By Jan Hannah and Andreas Krebs
A self-proclaimed dog lover, Dana is a Lands and Resources Technician at the Mississauga First Nation in Northern Ontario, Canada, This January, we arrived at her community to deliver dog houses made specifically for the northern winters in Canada.
As we were unloading the pieces of the houses into a community hall to assemble them, I was struck with the notion that these dog houses are about so much more than just shelter for dogs in a frigid climate.
They are a symbol of IFAW’s way of engaging with communities. They are also about people around the world — IFAW donors — reaching out to these remote communities where dogs need shelter.
Stanford Owl is the Animal Care and Control Officer for Sagamok First Nation. Back when he first started in his job around 2008, there were dogs running everywhere in Sagamok. People were afraid to go outside because there were groups of roaming dogs. Because they were afraid, people would often throw rocks at the dogs or carry sticks, which only made the dogs become more excited. This, in turn, scared more people. It was a vicious cycle.
Stanford reached out to IFAW’s Northern Dogs Project for help. We brought in wellness clinics with our partner the Animal Rescue Foundation, and supported him in setting up animal control practices. Now, dogs in Sagamok are better provided for by their people and in better condition thanks to Stanford’s hard work — and many of them have dog houses thanks to the generosity of IFAW donors.
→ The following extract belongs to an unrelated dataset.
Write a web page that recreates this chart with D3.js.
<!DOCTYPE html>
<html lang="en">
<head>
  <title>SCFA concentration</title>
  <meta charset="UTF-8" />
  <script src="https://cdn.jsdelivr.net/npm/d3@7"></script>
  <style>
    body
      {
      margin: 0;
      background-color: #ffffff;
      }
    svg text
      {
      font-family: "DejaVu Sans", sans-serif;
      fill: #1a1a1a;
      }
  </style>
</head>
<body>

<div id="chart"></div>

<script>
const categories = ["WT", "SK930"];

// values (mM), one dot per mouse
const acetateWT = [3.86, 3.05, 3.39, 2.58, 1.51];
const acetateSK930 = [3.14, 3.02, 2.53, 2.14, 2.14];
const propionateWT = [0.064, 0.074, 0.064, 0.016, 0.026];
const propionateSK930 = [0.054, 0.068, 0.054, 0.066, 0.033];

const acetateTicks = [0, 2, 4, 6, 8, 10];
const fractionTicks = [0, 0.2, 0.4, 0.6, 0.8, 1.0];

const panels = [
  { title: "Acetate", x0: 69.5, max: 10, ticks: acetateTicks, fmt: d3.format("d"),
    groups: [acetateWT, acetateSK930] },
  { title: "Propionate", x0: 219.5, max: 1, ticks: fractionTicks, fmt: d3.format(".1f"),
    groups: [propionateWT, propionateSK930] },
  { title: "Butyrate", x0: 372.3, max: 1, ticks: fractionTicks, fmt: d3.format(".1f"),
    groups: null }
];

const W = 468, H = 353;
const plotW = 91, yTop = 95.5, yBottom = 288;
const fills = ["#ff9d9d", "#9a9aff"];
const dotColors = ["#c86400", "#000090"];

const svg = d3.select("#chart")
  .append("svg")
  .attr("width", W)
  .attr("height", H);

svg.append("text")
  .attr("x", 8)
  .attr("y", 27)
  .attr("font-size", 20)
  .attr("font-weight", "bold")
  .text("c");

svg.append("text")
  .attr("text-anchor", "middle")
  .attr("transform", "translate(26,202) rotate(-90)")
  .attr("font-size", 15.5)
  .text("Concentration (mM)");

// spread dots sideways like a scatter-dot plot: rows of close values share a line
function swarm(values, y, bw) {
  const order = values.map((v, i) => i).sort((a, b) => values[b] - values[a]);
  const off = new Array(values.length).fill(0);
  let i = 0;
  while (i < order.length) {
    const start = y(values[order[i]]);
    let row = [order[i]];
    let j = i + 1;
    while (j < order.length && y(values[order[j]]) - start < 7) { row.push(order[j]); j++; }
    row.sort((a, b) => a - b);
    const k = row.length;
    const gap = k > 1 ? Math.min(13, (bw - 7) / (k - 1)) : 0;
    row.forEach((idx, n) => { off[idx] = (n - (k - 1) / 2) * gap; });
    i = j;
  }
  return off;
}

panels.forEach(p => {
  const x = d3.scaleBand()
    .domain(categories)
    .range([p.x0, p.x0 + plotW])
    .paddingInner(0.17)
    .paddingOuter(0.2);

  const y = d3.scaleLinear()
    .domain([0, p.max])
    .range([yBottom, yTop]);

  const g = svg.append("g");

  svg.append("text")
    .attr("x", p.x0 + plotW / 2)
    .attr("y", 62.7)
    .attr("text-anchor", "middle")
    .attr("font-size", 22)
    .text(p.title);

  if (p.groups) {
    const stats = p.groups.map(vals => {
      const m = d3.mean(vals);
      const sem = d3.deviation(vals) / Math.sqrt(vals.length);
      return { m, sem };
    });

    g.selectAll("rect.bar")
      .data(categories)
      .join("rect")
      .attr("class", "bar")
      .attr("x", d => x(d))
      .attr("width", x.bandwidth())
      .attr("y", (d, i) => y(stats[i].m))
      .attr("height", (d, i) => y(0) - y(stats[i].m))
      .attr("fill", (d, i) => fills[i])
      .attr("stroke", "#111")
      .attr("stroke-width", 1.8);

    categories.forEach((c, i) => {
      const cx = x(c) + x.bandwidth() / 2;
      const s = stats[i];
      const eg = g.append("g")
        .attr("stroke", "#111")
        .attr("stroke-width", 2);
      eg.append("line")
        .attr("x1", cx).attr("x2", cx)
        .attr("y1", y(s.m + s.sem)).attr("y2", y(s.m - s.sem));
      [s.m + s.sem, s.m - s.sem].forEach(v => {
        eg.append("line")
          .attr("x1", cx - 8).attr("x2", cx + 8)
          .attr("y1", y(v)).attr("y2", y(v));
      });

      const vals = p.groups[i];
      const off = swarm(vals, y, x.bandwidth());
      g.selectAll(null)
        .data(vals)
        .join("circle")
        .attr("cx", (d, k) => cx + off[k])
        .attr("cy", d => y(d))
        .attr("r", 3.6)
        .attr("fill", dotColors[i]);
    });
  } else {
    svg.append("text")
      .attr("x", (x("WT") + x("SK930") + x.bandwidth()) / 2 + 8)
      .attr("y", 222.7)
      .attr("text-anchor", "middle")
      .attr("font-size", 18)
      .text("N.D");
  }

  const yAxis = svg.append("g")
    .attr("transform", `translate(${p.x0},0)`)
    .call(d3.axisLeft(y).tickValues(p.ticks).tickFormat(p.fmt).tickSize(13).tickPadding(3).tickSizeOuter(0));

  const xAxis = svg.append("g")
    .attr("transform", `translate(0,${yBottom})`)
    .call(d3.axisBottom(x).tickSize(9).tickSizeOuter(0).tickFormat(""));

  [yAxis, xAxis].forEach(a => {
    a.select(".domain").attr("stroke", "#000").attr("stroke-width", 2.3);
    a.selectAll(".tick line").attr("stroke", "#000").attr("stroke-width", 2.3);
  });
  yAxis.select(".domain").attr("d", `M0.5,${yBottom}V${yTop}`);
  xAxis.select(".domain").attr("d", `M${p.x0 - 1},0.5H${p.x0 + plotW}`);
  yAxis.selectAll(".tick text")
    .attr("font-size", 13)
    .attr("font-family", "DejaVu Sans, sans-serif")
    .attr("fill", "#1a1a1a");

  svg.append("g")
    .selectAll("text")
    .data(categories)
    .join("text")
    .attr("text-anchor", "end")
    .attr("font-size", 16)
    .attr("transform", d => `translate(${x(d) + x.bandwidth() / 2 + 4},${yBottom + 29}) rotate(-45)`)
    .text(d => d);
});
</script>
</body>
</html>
Stanford’s work started to gain some notoriety among neighboring Anishinaabe communities, who were having similar issues with their dogs. Stanford is now helping those communities, including Dana, set up healthy practices for their dogs.
During our January trip, when we showed up with a load of dog houses, there was a crew of community members ready to assemble them.
Thanks to Dogs Unlimited Rescue in Toronto we had been put in touch with a home builder who was ready to build dog houses for northern communities. They’re built tough, with the insulation encased so dogs can’t chew through it, asphalt shingles, and carpet flaps on the doors. Through IFAW donors’ generosity, we’ve been able to send the flat-packed dog houses to communities across Canada. From British Columbia to Quebec, First Nations communities we work with have received dog houses to keep their dogs warm during the long, cold Canadian winters.
Once we finished putting the dog houses together, we loaded them two at a time and started delivering them around the community. The response from people and their dogs was heartwarming. We met so many grateful people, and so many excited dogs.
Thanks to generous IFAW donors, tonight there are dogs sleeping in warm new dog houses all over Canada.